La saga Star Wars n'a jamais vraiment performé au box office chinois. C'est que le public de l'Empire du Milieu n'a aussi découvert l'univers de George Lucas que très, très tard, et celui-ci est sans doute beaucoup trop codifié pour lui. Le premier volet, Un Nouvel espoir, n'était d'ailleurs sorti en 1978 que sur le territoire de Hong Kong, qui était à l'époque une colonie britannique.
Si la Chine des années 70-80 était très fermée, encore plus aux oeuvres occidentales, cela n'a pas empêché un marché déjà florissant de versions pirates, d'un genre un peu particulier. En 2014, Maggie Greene, une asssistante de recherches exerçant à l'Université d'Etat du Montana, a ainsi exhumé une belle pépite. Dans son blog, elle racontait avoir acheté dans une brocante de livres à Shangaï pour une somme équivalente à 1$ un comic bootleg de Star Wars, datant du tout début des années 80.

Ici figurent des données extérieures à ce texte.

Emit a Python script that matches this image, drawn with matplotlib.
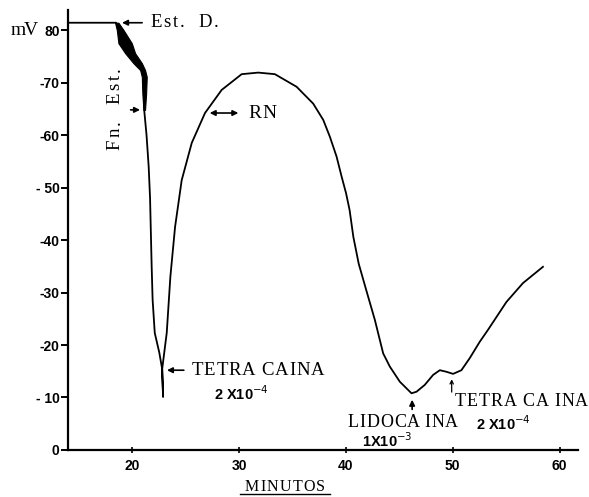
import numpy as np
import matplotlib.pyplot as plt
from matplotlib.lines import Line2D
from matplotlib.transforms import offset_copy

# trazo del potencial de membrana (mV, valor absoluto) contra minutos
minutos = [14, 18.5, 18.9, 19.35, 19.8, 20.5, 21.0, 21.14, 21.13, 21.13,
           21.35, 21.55, 21.68, 21.76, 21.83, 21.92, 22.12, 22.55, 22.83, 22.90,
           22.80, 23.24, 23.58, 24.02, 24.64, 25.58, 26.82, 28.38, 30.25, 31.8,
           33.36, 35.39, 36.94, 37.88, 38.50, 39.13, 39.60, 40.02, 40.35, 40.70,
           41.20, 41.90, 42.71, 43.49, 44.11, 45.05, 46.14, 46.61, 47.38, 48.16,
           48.79, 49.41, 50.03, 50.81, 51.59, 52.52, 53.30, 55.02, 56.57, 58.44]
mv = [81.4, 81.4, 80.0, 77.5, 75.6, 73.7, 72.4, 71.1, 67.9, 64.8,
      60.0, 54.0, 48.0, 41.0, 35.0, 28.6, 22.3, 18.5, 15.2, 10.1,
      15.2, 22.3, 33.0, 42.5, 51.4, 58.5, 64.2, 68.6, 71.6, 71.9,
      71.6, 69.2, 66.0, 62.9, 59.7, 55.9, 52.1, 48.9, 45.7, 40.6,
      35.5, 30.5, 24.8, 18.4, 15.9, 13.0, 10.8, 11.1, 12.4, 14.3,
      15.2, 14.9, 14.5, 15.2, 17.5, 20.6, 22.9, 28.2, 31.8, 34.9]

# banda oscura durante la estimulacion
banda_mv = [81.4, 80.0, 77.5, 75.6, 73.7, 72.4, 71.1, 67.9, 64.8]
banda_izq = [18.41, 18.57, 18.72, 19.35, 20.12, 20.75, 20.91, 20.96, 21.06]
banda_der = [18.72, 19.20, 19.97, 20.28, 20.91, 21.21, 21.37, 21.31, 21.21]

yticks = [0, 10, 20, 30, 40, 50, 60, 70, 80]
ylabels = ['0', '- 10', '-20', '-30', '-40', '- 50', '-60', '-70', '80']
xticks = [20, 30, 40, 50, 60]

serif = 'Liberation Serif'
sans = 'Liberation Sans'

fig = plt.figure(figsize=(5.89, 4.97), dpi=100, facecolor='white')
ax = fig.add_axes([0.1154, 0.0946, 0.8656, 0.885])
renderer = fig.canvas.get_renderer()


def spaced_text(x, y, s, width, size=11, rot=0):
    # texto a maquina: letras repartidas a lo largo de `width` pixeles
    texts, ws = [], []
    for ch in s:
        if rot == 0:
            t = ax.text(x, y, ch, family=serif, fontsize=size, ha='left', va='center')
        else:
            t = ax.text(x, y, ch, family=serif, fontsize=size, ha='center',
                        va='bottom', rotation=90)
        bb = t.get_window_extent(renderer)
        w = bb.width if rot == 0 else bb.height
        if ch == ' ':
            w = size * 0.3
        texts.append(t)
        ws.append(w)
    gap = (width - sum(ws)) / max(len(s) - 1, 1)
    pos = 0
    for t, w in zip(texts, ws):
        if rot == 0:
            t.set_transform(offset_copy(ax.transData, fig=fig, x=pos, y=0, units='dots'))
        else:
            t.set_transform(offset_copy(ax.transData, fig=fig, x=0, y=pos, units='dots'))
        pos += w + gap


ax.plot(minutos, mv, color='black', lw=1.3, solid_joinstyle='round')
ax.fill_betweenx(banda_mv, banda_izq, banda_der, color='black', lw=0.8)

ax.set_xlim(14, 61.7)
ax.set_ylim(0, 83.8)
ax.spines['top'].set_visible(False)
ax.spines['right'].set_visible(False)
ax.spines['left'].set_linewidth(1.6)
ax.spines['bottom'].set_linewidth(1.6)
ax.set_yticks(yticks)
ax.set_yticklabels(ylabels, fontsize=10, fontweight='bold', family=sans)
ax.set_xticks(xticks)
ax.set_xticklabels([str(t) for t in xticks], fontsize=10, fontweight='bold', family=sans)
ax.tick_params(axis='y', length=5, width=1.4, pad=1)
ax.tick_params(axis='x', direction='inout', length=5, width=1.2, pad=4)

arr = dict(arrowstyle='-|>', color='black', lw=1.2, mutation_scale=8)
num = dict(va='center', ha='center', fontsize=10.5, fontweight='bold', family=sans)

spaced_text(8.6, 80.0, 'mV', 28, size=14)

# Est. D.
ax.annotate('', xy=(18.8, 81.4), xytext=(21.2, 81.4), arrowprops=arr)
spaced_text(21.7, 81.4, 'Est.  D.', 68, size=13.5)

# Fn. Est.
spaced_text(18.4, 57.1, 'Fn.  Est.', 83, size=13.5, rot=90)
ax.annotate('', xy=(21.0, 64.8), xytext=(19.6, 64.8), arrowprops=arr)

# RN
ax.annotate('', xy=(27.0, 64.2), xytext=(30.2, 64.2),
            arrowprops=dict(arrowstyle='<|-|>', color='black', lw=1.2, mutation_scale=8))
spaced_text(30.85, 64.2, 'RN', 28, size=14)

# Tetracaina 1
ax.annotate('', xy=(23.0, 15.2), xytext=(25.1, 15.2), arrowprops=arr)
spaced_text(25.55, 15.2, 'TETRA CAINA', 133, size=13.5)
ax.text(30.2, 10.8, r'2 X10$^{-4}$', **num)

# Lidocaina
ax.annotate('', xy=(46.2, 10.1), xytext=(46.2, 7.2), arrowprops=arr)
spaced_text(40.2, 5.3, 'LIDOCA INA', 110, size=13)
ax.text(43.9, 1.7, r'1X10$^{-3}$', **num)

# Tetracaina 2
ax.annotate('', xy=(49.9, 14.0), xytext=(49.9, 10.5),
            arrowprops=dict(arrowstyle='->', color='black', lw=0.9, mutation_scale=6))
spaced_text(50.2, 9.3, 'TETRA CA INA', 133, size=13)
ax.text(54.7, 5.0, r'2 X10$^{-4}$', **num)

# MINUTOS subrayado
spaced_text(30.56, -7.05, 'MINUTOS', 80, size=11.5)
fig.add_artist(Line2D([240 / 589, 330 / 589], [1 - 494 / 497, 1 - 494 / 497],
                      color='black', lw=1.0))

fig.savefig('out.png', dpi=100)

Intégralement en noir et blanc, composée de dessins accompagnés de petites légendes, cette création était faite dans un esprit rappelant les livrets illustrés baptisés lianhuanhua ; de petits fascicules grands comme la taille de la paume d'une main, qui furent imprimés en très grand nombre tout au long du XXe siècle en Chine. De petits fascicules qui furent d'ailleurs très régulièrement utilisés pour promouvoir la propagande du PCC. Ce format fut aussi un vecteur important pour la diffusion de la culture occidentale, même si effectuée de manière tout à fait illégale.
Intitulé Xing Qiu Da Zhan, le mot chinois pour traduire Star Wars, le comic reprend l'essentiel de la trame du film de 1977. Mais visuellement, il prend aussi parfois des libertés fascinantes et très étranges. L'artiste derrière les dessins était un peu en roue libre dirons-nous, contraint de travailler à partir d'un matériel promotionnel ultra limité et n'ayant de toute façon pas vu le film.
Chewbacca par exemple, est représenté sous les traits d'un primate lorgnant plutôt du côté de La Planète des singes. Obi Wan kenobi ? Un chevalier Jedi, évidemment. Mais dans le sens le plus littéral du terme, avec l'armure médiévale ad hoc, et même sa moto, histoire de mieux souligner le côté futuriste. Jugez plutôt... On se demande d'ailleurs si ce n'est pas la source directe d'inspiration de George A. Romero pour son nanard de compet', Knightriders...
Ici, c'est... Dark Vador, avec une monture triceratops derrière :
Là, un Luke Skywalker portant le costume de Boba Fett, et la princesse Leia. Si si !
On terminera avec cette savoureuse vignette montrant un Vador prenant la pose devant une carte d'objectifs de l'Etoile de la mort, en direct depuis le centre spatial Kennedy. L'occasion de constater que la vision artistique est imprégnée d'une grille de lecture très Guerre Froide :
Vous pouvez voir plusieurs autres reproductions de vignettes ici. "Je suppose que l'une des caractéristiques déterminantes de la production culturelle chinoise moderne (ou des perceptions de celle-ci, du moins) sont les violations de la propriété intellectuelle plutôt endémiques" concluait Maggie Greene sur son blog. La découverte n'en reste pas moins fascinante.